### WHAT IS REQUIRED
Everything from the first line down to the line containing "minimum width=130pt, minimum" is to be retyped exactly, both ends included, with pictures left out.

### DATA PROVIDED
>> Start

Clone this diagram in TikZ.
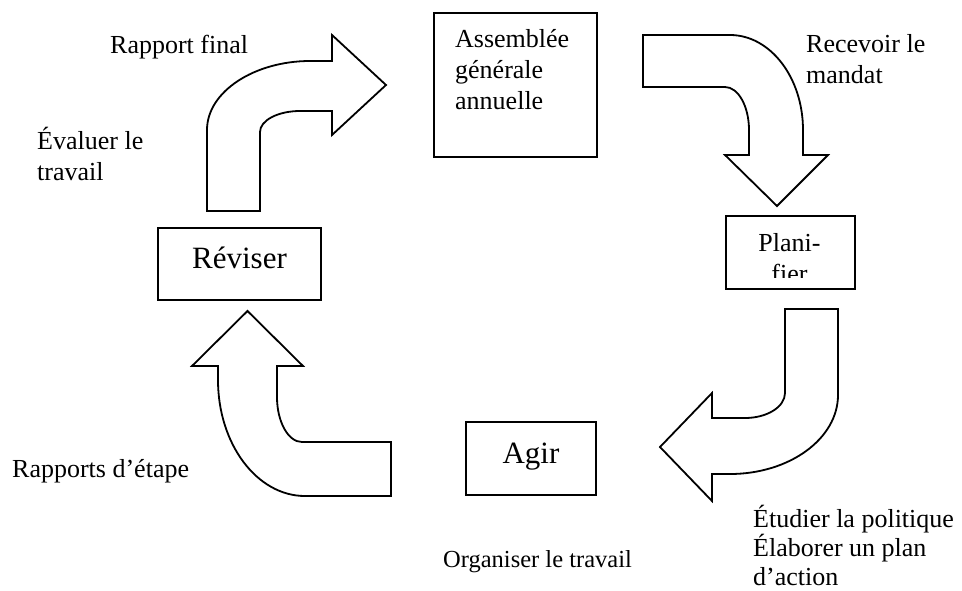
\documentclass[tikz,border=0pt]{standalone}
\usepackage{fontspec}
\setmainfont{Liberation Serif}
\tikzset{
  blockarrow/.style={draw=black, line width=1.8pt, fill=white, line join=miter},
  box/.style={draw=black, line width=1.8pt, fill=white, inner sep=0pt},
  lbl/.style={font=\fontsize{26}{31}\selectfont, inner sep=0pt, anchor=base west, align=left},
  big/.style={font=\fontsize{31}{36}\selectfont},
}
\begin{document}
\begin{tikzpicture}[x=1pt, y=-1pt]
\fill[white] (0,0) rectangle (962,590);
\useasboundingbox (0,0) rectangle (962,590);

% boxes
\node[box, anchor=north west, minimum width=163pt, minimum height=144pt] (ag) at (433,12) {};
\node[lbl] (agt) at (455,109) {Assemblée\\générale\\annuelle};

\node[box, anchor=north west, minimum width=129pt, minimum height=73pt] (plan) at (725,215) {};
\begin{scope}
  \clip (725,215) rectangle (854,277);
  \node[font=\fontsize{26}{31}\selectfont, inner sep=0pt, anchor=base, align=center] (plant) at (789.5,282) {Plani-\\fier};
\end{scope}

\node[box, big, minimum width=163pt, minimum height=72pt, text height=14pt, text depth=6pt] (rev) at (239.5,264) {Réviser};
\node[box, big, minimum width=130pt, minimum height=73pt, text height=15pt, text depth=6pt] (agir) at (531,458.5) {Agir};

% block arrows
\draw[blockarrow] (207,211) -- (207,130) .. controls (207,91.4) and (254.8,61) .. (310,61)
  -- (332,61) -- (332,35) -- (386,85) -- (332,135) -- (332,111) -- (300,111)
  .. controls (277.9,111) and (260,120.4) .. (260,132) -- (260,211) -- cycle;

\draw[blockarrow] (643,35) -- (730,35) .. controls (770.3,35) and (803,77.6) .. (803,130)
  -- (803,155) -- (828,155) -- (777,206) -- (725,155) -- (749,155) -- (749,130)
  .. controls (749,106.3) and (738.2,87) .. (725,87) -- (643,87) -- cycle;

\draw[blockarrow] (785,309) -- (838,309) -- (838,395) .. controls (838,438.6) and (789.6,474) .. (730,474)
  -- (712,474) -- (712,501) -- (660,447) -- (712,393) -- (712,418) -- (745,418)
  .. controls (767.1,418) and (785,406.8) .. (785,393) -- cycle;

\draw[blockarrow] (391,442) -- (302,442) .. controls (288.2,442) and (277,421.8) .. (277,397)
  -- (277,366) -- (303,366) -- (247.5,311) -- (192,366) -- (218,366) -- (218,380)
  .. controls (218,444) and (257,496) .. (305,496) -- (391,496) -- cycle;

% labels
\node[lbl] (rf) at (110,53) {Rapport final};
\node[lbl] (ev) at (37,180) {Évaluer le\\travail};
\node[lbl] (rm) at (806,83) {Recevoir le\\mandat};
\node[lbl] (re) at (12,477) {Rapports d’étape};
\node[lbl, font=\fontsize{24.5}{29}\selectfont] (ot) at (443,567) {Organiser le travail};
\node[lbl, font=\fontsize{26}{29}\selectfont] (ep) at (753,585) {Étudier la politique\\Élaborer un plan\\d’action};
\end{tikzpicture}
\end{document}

>> End

### TASK OUTPUT
Clone this diagram in TikZ.
\documentclass[tikz,border=0pt]{standalone}
\usepackage{fontspec}
\setmainfont{Liberation Serif}
\tikzset{
  blockarrow/.style={draw=black, line width=1.8pt, fill=white, line join=miter},
  box/.style={draw=black, line width=1.8pt, fill=white, inner sep=0pt},
  lbl/.style={font=\fontsize{26}{31}\selectfont, inner sep=0pt, anchor=base west, align=left},
  big/.style={font=\fontsize{31}{36}\selectfont},
}
\begin{document}
\begin{tikzpicture}[x=1pt, y=-1pt]
\fill[white] (0,0) rectangle (962,590);
\useasboundingbox (0,0) rectangle (962,590);

% boxes
\node[box, anchor=north west, minimum width=163pt, minimum height=144pt] (ag) at (433,12) {};
\node[lbl] (agt) at (455,109) {Assemblée\\générale\\annuelle};

\node[box, anchor=north west, minimum width=129pt, minimum height=73pt] (plan) at (725,215) {};
\begin{scope}
  \clip (725,215) rectangle (854,277);
  \node[font=\fontsize{26}{31}\selectfont, inner sep=0pt, anchor=base, align=center] (plant) at (789.5,282) {Plani-\\fier};
\end{scope}

\node[box, big, minimum width=163pt, minimum height=72pt, text height=14pt, text depth=6pt] (rev) at (239.5,264) {Réviser};
\node[box, big, minimum width=130pt, minimum height=73pt, text height=15pt, text depth=6pt] (agir) at (531,458.5) {Agir};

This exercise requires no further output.